On 04.06.2011, at 12:47, Ingo Molnar wrote:
>
> * Alexander Graf <[email protected]> wrote:
>
>>
>> On 04.06.2011, at 12:35, Ingo Molnar wrote:
>>
>>>
>>> * Sasha Levin <[email protected]> wrote:
>>>
>>>> On Sat, 2011-06-04 at 12:17 +0200, Ingo Molnar wrote:
>>>>> * Sasha Levin <[email protected]> wrote:
>>>>>
>>>>>> On Sat, 2011-06-04 at 11:38 +0200, Ingo Molnar wrote:
>>>>>>> * Sasha Levin <[email protected]> wrote:
>>>>>>>
>>>>>>>> Coalescing MMIO allows us to avoid an exit every time we have a
>>>>>>>> MMIO write, instead - MMIO writes are coalesced in a ring which
>>>>>>>> can be flushed once an exit for a different reason is needed.
>>>>>>>> A MMIO exit is also trigged once the ring is full.
>>>>>>>>
>>>>>>>> Coalesce all MMIO regions registered in the MMIO mapper.
>>>>>>>> Add a coalescing handler under kvm_cpu.
>>>>>>>
>>>>>>> Does this have any effect on latency? I.e. does the guest side
>>>>>>> guarantee that the pending queue will be flushed after a group of
>>>>>>> updates have been done?
>>>>>>
>>>>>> Theres nothing that detects groups of MMIO writes, but the ring size is
>>>>>> a bit less than PAGE_SIZE (half of it is overhead - rest is data) and
>>>>>> we'll exit once the ring is full.
>>>>>
>>>>> But if the page is only filled partially and if mmio is not submitted
>>>>> by the guest indefinitely (say it runs a lot of user-space code) then
>>>>> the mmio remains pending in the partial-page buffer?
>>>>
>>>> We flush the ring on any exit from the guest, not just MMIO exit.

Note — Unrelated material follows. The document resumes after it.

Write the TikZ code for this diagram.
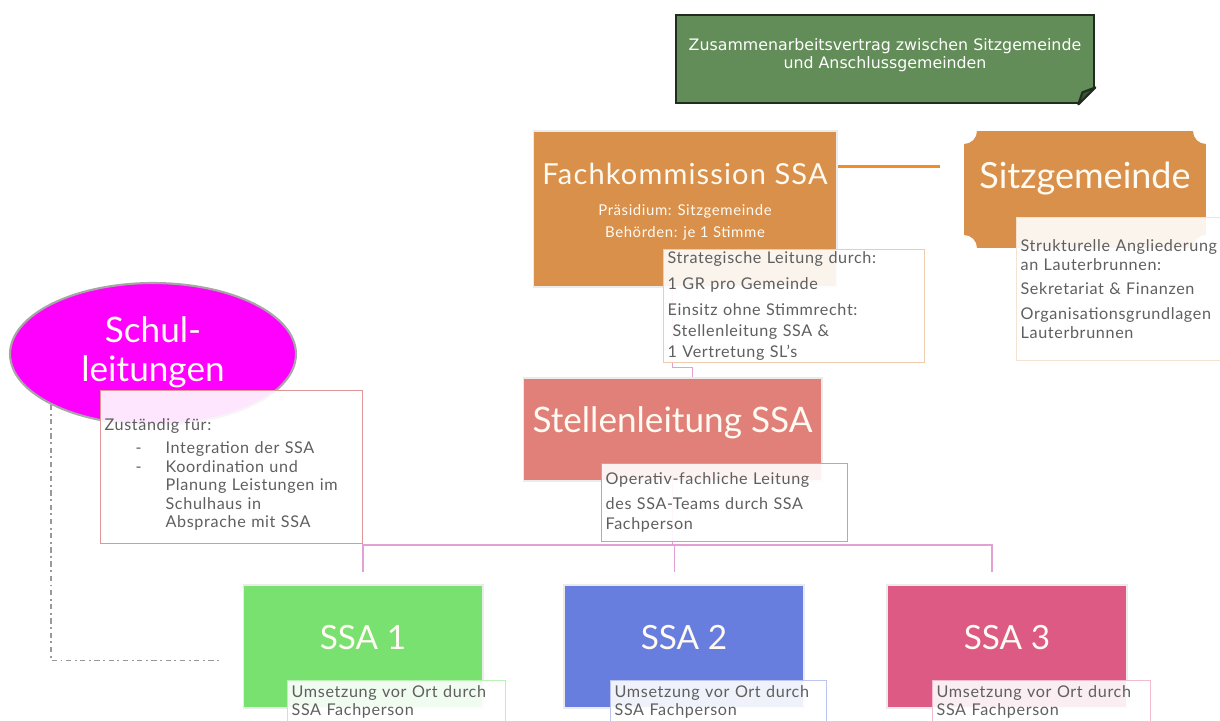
\documentclass[tikz,border=0pt]{standalone}
\usepackage{fontspec}
\setmainfont{Lato}
\newfontfamily\pactfont{DejaVu Sans}
\newfontfamily\notefont[LetterSpace=4]{Lato}
\usetikzlibrary{positioning,shapes.geometric,backgrounds}

\definecolor{pactgreen}{RGB}{98,140,88}
\definecolor{pactline}{RGB}{32,44,30}
\definecolor{fkorange}{RGB}{217,144,74}
\definecolor{linkorange}{RGB}{242,140,40}
\definecolor{slmagenta}{RGB}{255,0,255}
\definecolor{stellred}{RGB}{224,128,120}
\definecolor{ssagreen}{RGB}{120,225,112}
\definecolor{ssablue}{RGB}{104,126,222}
\definecolor{ssapink}{RGB}{220,90,132}
\definecolor{treepink}{RGB}{226,160,212}
\definecolor{notegray}{RGB}{95,95,95}
\definecolor{titlewhite}{RGB}{255,250,242}
\definecolor{schulrim}{RGB}{222,150,150}
\definecolor{stellrim}{RGB}{228,150,150}

\tikzset{
  headbox/.style = {rectangle, inner sep=0pt, text=titlewhite,
    font=\fontsize{20}{24}\selectfont, draw=black!8, line width=0.6pt},
  textlift/.style = {text height=0.5cm, text depth=#1},
  ssabox/.style = {headbox, textlift=0.4cm, fill=#1,
    minimum width=4.8cm, minimum height=2.46cm, font=\fontsize{19}{22}\selectfont},
  plaque/.style = {path picture={
    \fill[fkorange]
      ([xshift=0.26cm]path picture bounding box.north west)
      -- ([xshift=-0.26cm]path picture bounding box.north east)
      arc[start angle=180, end angle=270, radius=0.26cm]
      -- ([yshift=0.26cm]path picture bounding box.south east)
      arc[start angle=90, end angle=180, radius=0.26cm]
      -- ([xshift=0.26cm]path picture bounding box.south west)
      arc[start angle=0, end angle=90, radius=0.26cm]
      -- ([yshift=-0.26cm]path picture bounding box.north west)
      arc[start angle=270, end angle=360, radius=0.26cm] -- cycle;}},
  infonote/.style = {rectangle, anchor=north west, draw=#1, line width=0.7pt,
    fill=white, fill opacity=0.9, text opacity=1, text=notegray,
    align=left, inner xsep=0.08cm, inner ysep=0pt,
    font=\notefont\fontsize{9.2}{11.2}\selectfont},
  tree/.style = {draw=treepink, line width=0.9pt},
  kline/.style = {draw=linkorange, line width=1.8pt},
  slink/.style = {draw=black!40, line width=1.1pt, dash dot},
}

\begin{document}
\begin{tikzpicture}[x=0.02cm, y=-0.02cm]
    \useasboundingbox (0,0) rectangle (1220,720);

    \node[rectangle, fill=pactgreen, draw=pactline, line width=1.6pt,
          minimum width=8.36cm, minimum height=1.76cm, text=white, align=center,
          font=\pactfont\fontsize{9}{10.4}\selectfont] (pact) at (885,59)
          {Zusammenarbeitsvertrag zwischen Sitzgemeinde\\und Anschlussgemeinden\\[-4pt]\mbox{}};
    \fill[white] ([xshift=-0.34cm]pact.south east)
      -- ([xshift=-0.34cm,yshift=-2pt]pact.south east)
      -- ([xshift=2pt,yshift=-2pt]pact.south east)
      -- ([xshift=2pt,yshift=0.34cm]pact.south east)
      -- ([yshift=0.34cm]pact.south east) -- cycle;
    \filldraw[draw=pactline, fill=pactgreen!60!black, line width=1.2pt, line join=round]
      ([xshift=-0.34cm]pact.south east) -- ([yshift=0.34cm]pact.south east)
      -- ([xshift=-0.26cm,yshift=0.24cm]pact.south east) -- cycle;

    \node[headbox, fill=fkorange, minimum width=6.08cm, minimum height=3.12cm,
          align=center, font=\notefont\fontsize{8.5}{12.5}\selectfont] (fach) at (685,209)
          {{\fontsize{16.5}{20}\selectfont Fachkommission SSA}\\[5pt]
           Präsidium: Sitzgemeinde\\Behörden: je 1 Stimme\\[-3pt]\mbox{}};
    \node[headbox, textlift=0.56cm, fill=white, draw=none, plaque,
          font=\fontsize{20.5}{24}\selectfont,
          minimum width=4.84cm, minimum height=2.34cm,
          right=2.52cm of fach.north east, anchor=north west] (sitz) {Sitzgemeinde};

    \node[ellipse, fill=slmagenta, draw=black!35, line width=1.2pt,
          minimum width=5.72cm, minimum height=2.84cm, inner sep=0pt,
          text=titlewhite, align=center, font=\fontsize{20}{22}\selectfont]
          (schul) at (153,354) {Schul-\\leitungen\\[-16pt]\mbox{}};

    \node[headbox, textlift=0.38cm, fill=stellred, minimum width=5.98cm,
          minimum height=2.06cm] (stell) at (672.5,429.5) {Stellenleitung SSA};

    \node[ssabox=ssagreen] (ssa1) at (363,646.5) {SSA 1};
    \node[ssabox=ssablue, right=1.6cm of ssa1] (ssa2) {SSA 2};
    \node[ssabox=ssapink, right=1.64cm of ssa2] (ssa3) {SSA 3};

    \node[infonote=fkorange!45, text width=5.06cm, minimum height=2.26cm,
          font=\notefont\fontsize{9.2}{11.8}\selectfont]
      (fachnote) at (663,249)
      {Strategische Leitung durch:\\[3pt]
       1 GR pro Gemeinde\\[3pt]
       Einsitz ohne Stimmrecht:\\
       \hspace*{0.1cm}Stellenleitung SSA \&\\
       1 Vertretung SL’s};
    \node[infonote=fkorange!25, text width=4.24cm, minimum height=2.86cm,
          font=\notefont\fontsize{9.2}{10.8}\selectfont]
      (sitznote) at (1016,217)
      {Strukturelle Angliederung\\an Lauterbrunnen:\\[3pt]
       Sekretariat \& Finanzen\\[3pt]
       Organisationsgrundlagen\\Lauterbrunnen};
    \node[infonote=schulrim, text width=5.08cm,
          minimum height=3.06cm, font=\notefont\fontsize{9.2}{10.5}\selectfont]
      (schulnote) at (100,390)
      {\rule{0pt}{15pt}Zuständig für:\\[3pt]
       \makebox[1.22cm][l]{\hspace*{0.62cm}-}Integration der SSA\\
       \makebox[1.22cm][l]{\hspace*{0.62cm}-}Koordination und\\
       \hspace*{1.22cm}Planung Leistungen im\\
       \hspace*{1.22cm}Schulhaus in\\
       \hspace*{1.22cm}Absprache mit SSA};
    \node[infonote=stellrim, text width=4.76cm, minimum height=1.56cm]
      (stellnote) at (601,463)
      {Operativ-fachliche Leitung\\[3pt]des SSA-Teams durch SSA\\Fachperson};

    \node[infonote=ssagreen!50, text width=4.2cm, minimum height=0.84cm,
          font=\notefont\fontsize{9.2}{10.2}\selectfont]
      (ssanote1) at (287,680) {Umsetzung vor Ort durch\\SSA Fachperson};
    \node[infonote=ssablue!45, text width=4.16cm, minimum height=0.84cm,
          font=\notefont\fontsize{9.2}{10.2}\selectfont]
      (ssanote2) at (610,680) {Umsetzung vor Ort durch\\SSA Fachperson};
    \node[infonote=ssapink!40, text width=4.2cm, minimum height=0.84cm,
          font=\notefont\fontsize{9.2}{10.2}\selectfont]
      (ssanote3) at (932,680) {Umsetzung vor Ort durch\\SSA Fachperson};

    \begin{scope}[on background layer]
      \coordinate (bus) at (0,545);
      \draw[tree] (fach.south -| stell.north)
        |- ([xshift=0.4cm,yshift=0.2cm]stell.north) -- ([xshift=0.4cm]stell.north);
      \draw[tree] (stell.south) -- (stell.south |- bus);
      \foreach \s/\dx in {ssa1/0, ssa2/-0.19, ssa3/-0.3}
        \draw[tree] (stell.south |- bus) -| ([xshift=\dx cm,yshift=0.24cm]\s.north);
      \draw[kline] ([yshift=-0.72cm]fach.north east)
        -- ([xshift=-0.46cm,yshift=-0.72cm]sitz.north west);
      \draw[slink] (schul.south west) |- ([xshift=-0.42cm,yshift=-0.28cm]ssa1.west);
    \end{scope}
\end{tikzpicture}
\end{document}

>>>> But yes, from what I understand from the code - if the buffer is only
>>>> partially full and we don't take an exit, the buffer doesn't get back to
>>>> the host.
>>>>
>>>> ioeventfds and such are making exits less common, so yes - it's possible
>>>> we won't have an exit in a while.
>>>>
>>>>> If that's how it works then i *really* don't like this, this looks
>>>>> like a seriously mis-designed batching feature which might have
>>>>> improved a few server benchmarks but which will introduce random,
>>>>> hard to debug delays all around the place!
>>>
>>> The proper way to implement batching is not to do it blindly like
>>> here, but to do what we do in the TLB coalescing/gather code in the
>>> kernel:
>>>
>>> gather();
>>>
>>> ... submit individual TLB flushes ...
>>>
>>> flush();
>>>
>>> That's how it should be done here too: each virtio driver that issues
>>
>> The world doesn't consist of virtio drivers. It also doesn't
>> consist of only OSs and drivers that we control 100%.
>
> So? I only inquired about latencies, asking what impact on latencies
> is. Regardless of the circumstances we do not want to introduce
> unbound latencies.
>
> If there are no unbound latencies then i'm happy.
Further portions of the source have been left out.